• _To be done_
Write out, exactly as given, every line from the one holding "Convert this chart" to the one holding "0.219, 0.072, 0.141, 0.095, 0.075, 0.08, 0.129, 0.085];", including both.

• _Records for this exercise_
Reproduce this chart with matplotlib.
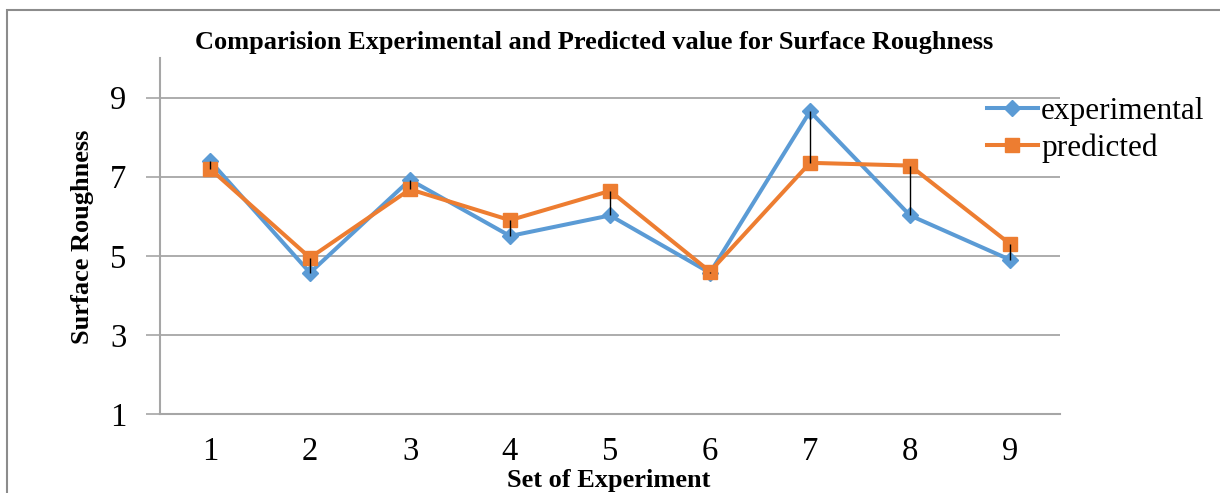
--
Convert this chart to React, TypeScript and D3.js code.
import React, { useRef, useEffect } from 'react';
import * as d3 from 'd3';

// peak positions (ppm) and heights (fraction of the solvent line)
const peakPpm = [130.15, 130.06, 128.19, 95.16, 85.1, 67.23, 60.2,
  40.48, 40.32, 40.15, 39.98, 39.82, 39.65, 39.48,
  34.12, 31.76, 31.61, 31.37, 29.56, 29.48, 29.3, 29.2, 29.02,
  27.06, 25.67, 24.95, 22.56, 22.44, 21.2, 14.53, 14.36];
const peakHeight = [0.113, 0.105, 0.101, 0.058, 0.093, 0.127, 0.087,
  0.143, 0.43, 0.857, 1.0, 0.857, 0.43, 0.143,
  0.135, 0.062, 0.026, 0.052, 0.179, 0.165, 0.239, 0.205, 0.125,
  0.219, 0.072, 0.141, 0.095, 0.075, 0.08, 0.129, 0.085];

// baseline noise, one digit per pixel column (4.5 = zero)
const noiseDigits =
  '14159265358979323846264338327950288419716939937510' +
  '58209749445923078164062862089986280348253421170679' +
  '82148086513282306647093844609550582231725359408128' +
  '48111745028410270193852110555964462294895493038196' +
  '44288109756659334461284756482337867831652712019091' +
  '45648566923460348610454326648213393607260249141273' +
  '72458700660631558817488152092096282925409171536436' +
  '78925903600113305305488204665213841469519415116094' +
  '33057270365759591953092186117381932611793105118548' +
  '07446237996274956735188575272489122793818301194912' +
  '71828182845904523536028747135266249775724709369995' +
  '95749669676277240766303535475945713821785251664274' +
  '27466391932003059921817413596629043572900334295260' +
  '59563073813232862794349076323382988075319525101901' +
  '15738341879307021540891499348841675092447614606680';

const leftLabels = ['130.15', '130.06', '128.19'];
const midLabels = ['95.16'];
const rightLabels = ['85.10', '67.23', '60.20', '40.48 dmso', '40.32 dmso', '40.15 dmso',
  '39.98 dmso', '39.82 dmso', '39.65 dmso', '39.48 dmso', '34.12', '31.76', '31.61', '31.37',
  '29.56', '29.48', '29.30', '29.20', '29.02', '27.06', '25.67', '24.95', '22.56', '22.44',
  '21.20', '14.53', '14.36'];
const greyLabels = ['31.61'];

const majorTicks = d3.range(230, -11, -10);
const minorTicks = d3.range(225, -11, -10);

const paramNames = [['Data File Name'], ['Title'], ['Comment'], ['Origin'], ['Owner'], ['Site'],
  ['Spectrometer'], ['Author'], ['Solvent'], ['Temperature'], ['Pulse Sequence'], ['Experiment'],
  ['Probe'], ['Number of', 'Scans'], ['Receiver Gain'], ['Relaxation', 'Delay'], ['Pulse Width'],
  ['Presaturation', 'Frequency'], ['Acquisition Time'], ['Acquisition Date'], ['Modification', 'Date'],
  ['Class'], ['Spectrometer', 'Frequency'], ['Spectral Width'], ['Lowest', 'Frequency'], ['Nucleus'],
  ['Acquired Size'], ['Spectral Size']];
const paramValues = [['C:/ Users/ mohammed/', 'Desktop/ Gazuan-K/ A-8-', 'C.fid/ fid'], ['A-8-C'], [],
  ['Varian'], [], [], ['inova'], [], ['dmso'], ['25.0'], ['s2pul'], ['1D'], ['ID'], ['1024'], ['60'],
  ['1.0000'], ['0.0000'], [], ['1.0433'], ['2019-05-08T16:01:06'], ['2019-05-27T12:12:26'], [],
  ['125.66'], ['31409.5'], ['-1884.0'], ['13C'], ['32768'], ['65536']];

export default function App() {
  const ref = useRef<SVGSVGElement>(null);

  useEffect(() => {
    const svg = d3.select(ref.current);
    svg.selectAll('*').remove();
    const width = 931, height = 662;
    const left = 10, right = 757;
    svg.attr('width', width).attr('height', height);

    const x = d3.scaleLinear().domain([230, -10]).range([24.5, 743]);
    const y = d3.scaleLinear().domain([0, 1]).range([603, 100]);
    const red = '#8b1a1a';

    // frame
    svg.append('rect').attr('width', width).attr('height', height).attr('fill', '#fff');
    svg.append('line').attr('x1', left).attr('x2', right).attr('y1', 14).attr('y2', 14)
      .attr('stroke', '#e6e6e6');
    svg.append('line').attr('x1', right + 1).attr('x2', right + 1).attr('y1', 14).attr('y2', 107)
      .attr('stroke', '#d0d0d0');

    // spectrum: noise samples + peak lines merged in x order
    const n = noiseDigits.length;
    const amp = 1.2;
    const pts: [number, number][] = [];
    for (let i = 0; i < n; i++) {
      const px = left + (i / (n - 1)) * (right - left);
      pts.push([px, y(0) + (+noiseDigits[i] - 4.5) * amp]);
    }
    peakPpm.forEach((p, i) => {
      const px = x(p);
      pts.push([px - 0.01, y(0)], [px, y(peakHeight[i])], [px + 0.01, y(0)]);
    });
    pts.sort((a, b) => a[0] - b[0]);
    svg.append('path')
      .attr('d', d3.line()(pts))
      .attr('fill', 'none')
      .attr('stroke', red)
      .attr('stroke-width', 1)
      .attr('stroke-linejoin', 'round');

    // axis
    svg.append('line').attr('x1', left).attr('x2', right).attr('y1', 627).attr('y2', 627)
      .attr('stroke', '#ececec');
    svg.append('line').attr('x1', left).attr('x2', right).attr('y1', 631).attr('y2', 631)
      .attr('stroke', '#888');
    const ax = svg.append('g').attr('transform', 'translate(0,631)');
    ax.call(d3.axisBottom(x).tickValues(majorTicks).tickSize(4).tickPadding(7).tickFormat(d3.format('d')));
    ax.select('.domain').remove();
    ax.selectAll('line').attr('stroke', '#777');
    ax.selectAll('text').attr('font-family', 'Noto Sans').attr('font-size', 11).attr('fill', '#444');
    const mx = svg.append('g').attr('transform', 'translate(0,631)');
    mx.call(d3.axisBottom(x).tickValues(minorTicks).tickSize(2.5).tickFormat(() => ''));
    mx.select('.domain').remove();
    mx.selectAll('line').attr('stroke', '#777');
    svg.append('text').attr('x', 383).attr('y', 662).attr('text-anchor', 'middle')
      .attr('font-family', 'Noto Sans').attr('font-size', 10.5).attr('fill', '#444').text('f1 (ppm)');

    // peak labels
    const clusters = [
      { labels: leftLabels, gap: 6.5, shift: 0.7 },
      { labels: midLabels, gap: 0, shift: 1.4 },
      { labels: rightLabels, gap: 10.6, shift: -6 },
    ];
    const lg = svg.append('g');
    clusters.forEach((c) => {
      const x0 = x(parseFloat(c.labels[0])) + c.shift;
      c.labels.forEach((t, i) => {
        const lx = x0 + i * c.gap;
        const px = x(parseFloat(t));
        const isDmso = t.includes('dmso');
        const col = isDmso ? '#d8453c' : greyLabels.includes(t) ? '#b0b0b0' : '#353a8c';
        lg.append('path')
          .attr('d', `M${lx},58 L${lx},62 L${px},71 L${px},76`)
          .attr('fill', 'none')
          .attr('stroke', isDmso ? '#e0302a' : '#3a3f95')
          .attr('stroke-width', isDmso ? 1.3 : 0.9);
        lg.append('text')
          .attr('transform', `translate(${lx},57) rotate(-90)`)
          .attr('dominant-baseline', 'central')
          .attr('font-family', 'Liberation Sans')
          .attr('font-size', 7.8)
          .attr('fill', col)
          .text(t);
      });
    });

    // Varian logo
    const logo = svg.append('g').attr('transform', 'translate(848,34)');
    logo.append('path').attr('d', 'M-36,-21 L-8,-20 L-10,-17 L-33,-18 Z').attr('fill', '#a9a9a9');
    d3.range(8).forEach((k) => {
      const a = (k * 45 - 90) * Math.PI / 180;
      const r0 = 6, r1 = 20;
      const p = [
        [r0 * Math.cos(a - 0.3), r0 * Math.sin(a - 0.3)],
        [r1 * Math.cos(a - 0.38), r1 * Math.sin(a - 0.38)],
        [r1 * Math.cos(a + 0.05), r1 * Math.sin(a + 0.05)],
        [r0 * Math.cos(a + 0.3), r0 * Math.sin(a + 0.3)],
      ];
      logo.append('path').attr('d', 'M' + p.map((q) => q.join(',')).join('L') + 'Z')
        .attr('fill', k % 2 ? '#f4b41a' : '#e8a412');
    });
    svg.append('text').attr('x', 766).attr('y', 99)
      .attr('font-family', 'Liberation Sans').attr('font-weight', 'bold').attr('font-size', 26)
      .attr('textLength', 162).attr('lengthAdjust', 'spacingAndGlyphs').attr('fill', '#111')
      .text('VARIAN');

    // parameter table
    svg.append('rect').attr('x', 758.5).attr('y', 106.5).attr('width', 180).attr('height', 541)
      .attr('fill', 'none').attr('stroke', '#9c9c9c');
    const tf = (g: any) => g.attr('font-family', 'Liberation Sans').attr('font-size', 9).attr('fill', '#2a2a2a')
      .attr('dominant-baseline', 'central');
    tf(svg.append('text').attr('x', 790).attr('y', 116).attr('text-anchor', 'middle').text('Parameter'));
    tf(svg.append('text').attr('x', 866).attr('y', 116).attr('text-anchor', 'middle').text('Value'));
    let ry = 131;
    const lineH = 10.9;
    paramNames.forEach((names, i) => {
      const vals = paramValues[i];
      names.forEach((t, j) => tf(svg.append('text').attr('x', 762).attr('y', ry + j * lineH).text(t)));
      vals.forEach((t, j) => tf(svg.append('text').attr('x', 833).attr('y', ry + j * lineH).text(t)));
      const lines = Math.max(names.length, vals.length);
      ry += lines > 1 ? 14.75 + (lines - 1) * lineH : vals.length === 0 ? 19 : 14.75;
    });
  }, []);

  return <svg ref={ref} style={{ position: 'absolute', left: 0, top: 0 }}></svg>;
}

• _Solution to the exercise_
Convert this chart to React, TypeScript and D3.js code.
import React, { useRef, useEffect } from 'react';
import * as d3 from 'd3';

// peak positions (ppm) and heights (fraction of the solvent line)
const peakPpm = [130.15, 130.06, 128.19, 95.16, 85.1, 67.23, 60.2,
  40.48, 40.32, 40.15, 39.98, 39.82, 39.65, 39.48,
  34.12, 31.76, 31.61, 31.37, 29.56, 29.48, 29.3, 29.2, 29.02,
  27.06, 25.67, 24.95, 22.56, 22.44, 21.2, 14.53, 14.36];
const peakHeight = [0.113, 0.105, 0.101, 0.058, 0.093, 0.127, 0.087,
  0.143, 0.43, 0.857, 1.0, 0.857, 0.43, 0.143,
  0.135, 0.062, 0.026, 0.052, 0.179, 0.165, 0.239, 0.205, 0.125,
  0.219, 0.072, 0.141, 0.095, 0.075, 0.08, 0.129, 0.085];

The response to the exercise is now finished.